Do this> Output the lines from the top of the entries below to the line with "const yTitle = 'TWater [°C]';", both included, exactly and without pictures.

[Records with drawing code]
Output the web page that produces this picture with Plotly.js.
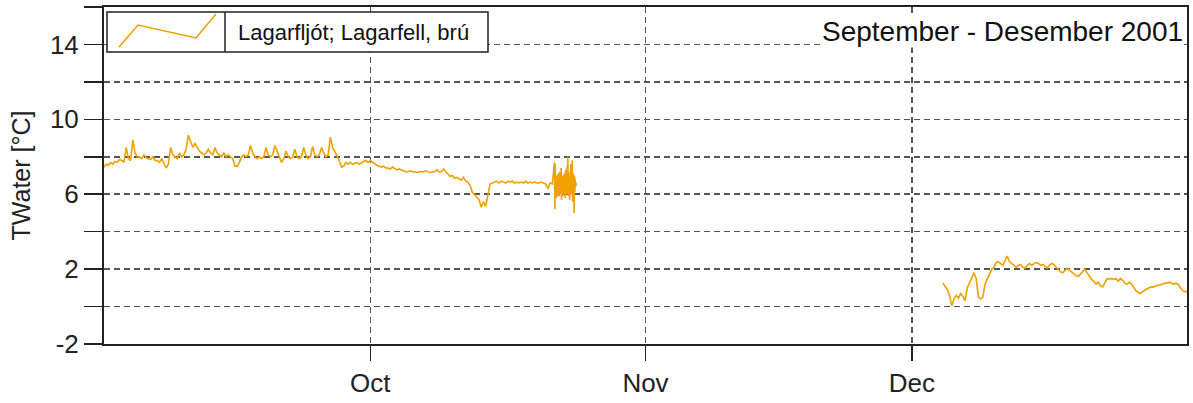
<!DOCTYPE html>
<html>
<head>
<meta charset="utf-8">
<script src="https://cdn.plot.ly/plotly-3.0.1.min.js"></script>
<style>html,body{margin:0;padding:0;background:#fff;}#chart{width:1193px;height:403px;}</style>
</head>
<body>
<div id="chart"></div>
<script>
// ---- data (water temperature, °C) ----
const periodStart = '2001-09-01';           // day 0 of the series
const seriesName = 'Lagarfljót; Lagarfell, brú';
const chartTitle = 'September - Desember 2001';
const yTitle = 'TWater [°C]';

// segment 1: from day 0, one reading every 6 hours
const seg1StartDay = 0;
const seg1StepHours = 6;
const seg1Temps = [
  7.45,7.6,7.55,7.7,  7.6,7.75,7.7,7.85,  7.8,7.7,8.5,7.9,  7.8,8.9,8.2,8.0,
  8.0,7.9,8.1,7.95,   7.9,7.85,8.0,7.8,   7.8,7.7,7.9,7.6,  7.4,7.6,8.5,8.1,
  8.0,7.9,8.2,8.0,    8.1,8.4,9.15,8.8,   8.5,8.7,8.5,8.3,  8.2,8.1,8.2,8.4,
  8.2,8.1,8.5,8.2,    8.1,8.0,8.2,8.0,    8.1,8.0,7.9,7.5,  7.5,7.7,8.0,8.1,
  8.0,8.1,8.6,8.2,    8.0,7.9,8.0,7.9,    8.0,8.5,8.1,8.0,  8.1,8.6,8.3,8.0,
  7.7,7.9,8.3,8.0,    7.9,8.0,8.4,8.0,    7.9,8.0,8.5,8.1,  7.9,8.0,8.55,8.1,
  8.0,8.1,8.5,8.2,    8.0,8.1,9.05,8.5,   8.3,8.05,7.8,7.45, 7.5,7.7,7.6,7.7,
  7.6,7.65,7.7,7.6,   7.7,7.75,7.8,7.7,   7.8,7.7,7.6,7.55, 7.5,7.45,7.5,7.4,
  7.4,7.35,7.45,7.35, 7.3,7.35,7.3,7.25,  7.2,7.2,7.25,7.2, 7.2,7.15,7.2,7.2,
  7.2,7.25,7.2,7.15,  7.2,7.2,7.3,7.2,    7.2,7.35,7.2,7.05, 6.95,7.0,6.85,6.9,
  6.8,6.75,6.9,6.7,   6.65,6.45,6.1,5.95, 5.85,5.7,5.3,5.6, 5.35,5.9,6.55,6.6,
  6.65,6.7,6.6,6.7,   6.65,6.6,6.7,6.65,  6.7,6.6,6.65,6.6, 6.65,6.6,6.7,6.6,
  6.65,6.6,6.65,6.6,  6.6,6.65,6.6,6.55,  6.3,6.6,6.55
];

// segment 2: unstable readings at the end of October, hourly
const seg2StartDay = 50.75;
const seg2StepHours = 1;
const seg2Temps = [
  7.7,5.2,7.6,6.0,6.9,5.8,7.0,6.2,6.8,5.9,7.1,6.3,6.6,5.9,7.2,6.1,6.9,6.0,7.4,5.7,
  6.8,6.4,7.0,5.9,6.7,6.2,7.1,6.0,6.9,5.8,7.3,6.3,6.6,6.0,7.5,6.1,8.0,5.9,7.2,6.4,
  6.8,5.7,7.0,6.3,7.6,6.0,6.9,6.2,7.8,5.6,7.1,6.3,6.7,5.0,7.0,6.1,6.8,6.4,6.6,6.5
];

// segment 3: December, one reading every 6 hours
const seg3StartDay = 94.5;
const seg3StepHours = 6;
const seg3Temps = [
  1.25,1.1,0.9,0.6,  0.05,0.4,0.6,0.45, 0.7,0.55,0.3,1.0, 1.3,1.6,1.8,1.5,
  0.5,0.4,0.5,1.2,   1.5,1.8,2.0,2.1,   2.35,2.4,2.3,2.2, 2.45,2.7,2.4,2.3,
  2.2,2.1,2.2,2.25,  2.1,2.05,2.2,2.3,  2.2,2.3,2.35,2.3, 2.2,2.25,2.15,2.05,
  2.2,2.3,2.25,2.1,  2.0,1.85,1.8,1.9,  2.05,1.95,1.85,1.7, 1.65,1.6,1.75,1.9,
  2.0,1.8,1.6,1.45,  1.35,1.2,1.3,1.1,  1.05,1.3,1.5,1.45, 1.5,1.45,1.5,1.35,
  1.5,1.4,1.25,1.2,  1.3,1.2,1.0,0.85,  0.75,0.7,0.8,0.9,  0.95,1.0,1.05,1.05,
  1.1,1.15,1.15,1.2, 1.25,1.25,1.3,1.25, 1.2,1.25,1.2,1.0, 0.85,0.8,0.8
];

const yTickVals = [-2,0,2,4,6,8,10,12,14,16];
const yTickText = ['-2','','2','','6','','10','','14',''];
const xTickVals = ['2001-10-01','2001-11-01','2001-12-01'];
const xTickText = ['Oct','Nov','Dec'];
const xRange = ['2001-09-01','2002-01-01'];
const yRange = [-2,16];

// ---- build ----
const base = Date.parse(periodStart + 'T00:00:00Z');
function toDate(day){ return new Date(base + day*86400000).toISOString().slice(0,19).replace('T',' '); }
const xs = [], ys = [];
function addSeg(startDay, stepH, vals){
  vals.forEach((v,i)=>{ xs.push(toDate(startDay + i*stepH/24)); ys.push(v); });
}
addSeg(seg1StartDay, seg1StepHours, seg1Temps);
addSeg(seg2StartDay, seg2StepHours, seg2Temps);
xs.push(toDate(70)); ys.push(null);
addSeg(seg3StartDay, seg3StepHours, seg3Temps);

const orange = '#f0a000';
const FONT = 'Liberation Sans, Arial, sans-serif';

const trace = {
  x: xs, y: ys, type: 'scatter', mode: 'lines', name: seriesName,
  connectgaps: false,
  line: {color: orange, width: 1.6},
  showlegend: false
};

// legend box pixel helpers (paper coords)
const L = 104, R = 1187, T = 7, B = 344;
const px = x => (x - L)/(R - L);
const py = y => (B - y)/(B - T);

const layout = {
  width: 1193, height: 403,
  margin: {l: L, r: 1193 - R, t: T, b: 403 - B},
  paper_bgcolor: '#fff', plot_bgcolor: '#fff',
  font: {family: FONT, color: '#222'},
  showlegend: false,
  xaxis: {
    type: 'date', range: xRange,
    tickmode: 'array', tickvals: xTickVals, ticktext: xTickText,
    ticks: 'outside', ticklen: 15, tickwidth: 1.5, tickcolor: '#222',
    showline: true, linewidth: 2, linecolor: '#222', mirror: true,
    showgrid: true, gridcolor: '#555', gridwidth: 1.5, griddash: '6px,4px',
    zeroline: false,
    tickfont: {family: FONT, size: 26, color: '#222'}
  },
  yaxis: {
    range: yRange,
    tickmode: 'array', tickvals: yTickVals, ticktext: yTickText,
    ticks: 'outside', ticklen: 18, tickwidth: 1.5, tickcolor: '#222',
    showline: true, linewidth: 2, linecolor: '#222', mirror: true,
    showgrid: true, gridcolor: '#555', gridwidth: 1.5, griddash: '6px,4px',
    zeroline: false,
    tickfont: {family: FONT, size: 26, color: '#222'},
    title: {text: yTitle, font: {family: FONT, size: 25, color: '#222'}, standoff: 12}
  },
  shapes: [
    {type: 'rect', xref: 'paper', yref: 'paper', x0: px(107), x1: px(488), y0: py(52), y1: py(12),
     fillcolor: '#fff', line: {color: '#222', width: 1.5}, layer: 'above'},
    {type: 'line', xref: 'paper', yref: 'paper', x0: px(225), x1: px(225), y0: py(52), y1: py(12),
     line: {color: '#222', width: 1.5}, layer: 'above'},
    {type: 'path', xref: 'paper', yref: 'paper', layer: 'above',
     path: 'M ' + px(119) + ' ' + py(47) + ' L ' + px(138) + ' ' + py(25) + ' L ' + px(196) + ' ' + py(38) + ' L ' + px(216) + ' ' + py(14),
     line: {color: orange, width: 1.5}}
  ],
  annotations: [
    {xref: 'paper', yref: 'paper', x: px(236), y: py(32), xanchor: 'left', yanchor: 'middle',
     text: seriesName, showarrow: false, font: {family: FONT, size: 22, color: '#111'}},
    {xref: 'paper', yref: 'paper', x: px(1184), y: py(31), xanchor: 'right', yanchor: 'middle',
     text: chartTitle, showarrow: false, bgcolor: '#fff', borderpad: 0,
     font: {family: FONT, size: 28, color: '#111'}}
  ]
};

Plotly.newPlot('chart', [trace], layout, {displayModeBar: false, staticPlot: true});
</script>
</body>
</html>
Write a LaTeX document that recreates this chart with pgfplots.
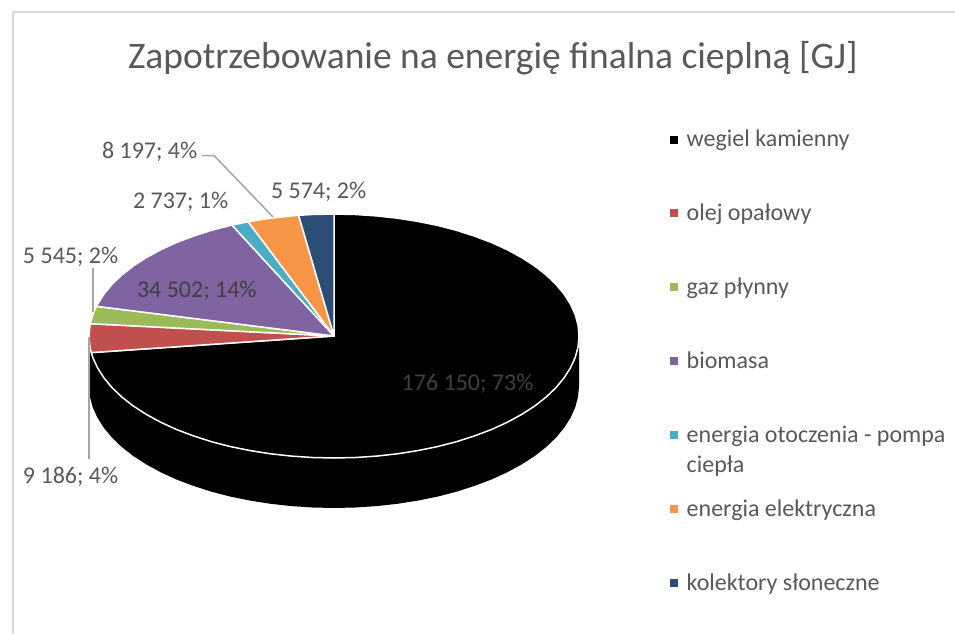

In response>
Output the web page that produces this picture with Plotly.js.
<!DOCTYPE html>
<html>
<head>
<meta charset="utf-8">
<script src="https://cdn.plot.ly/plotly-3.0.1.min.js"></script>
<style>html,body{margin:0;padding:0;background:#fff;}#chart{width:1193px;height:403px;}</style>
</head>
<body>
<div id="chart"></div>
<script>
// ---- data (water temperature, °C) ----
const periodStart = '2001-09-01';           // day 0 of the series
const seriesName = 'Lagarfljót; Lagarfell, brú';
const chartTitle = 'September - Desember 2001';
const yTitle = 'TWater [°C]';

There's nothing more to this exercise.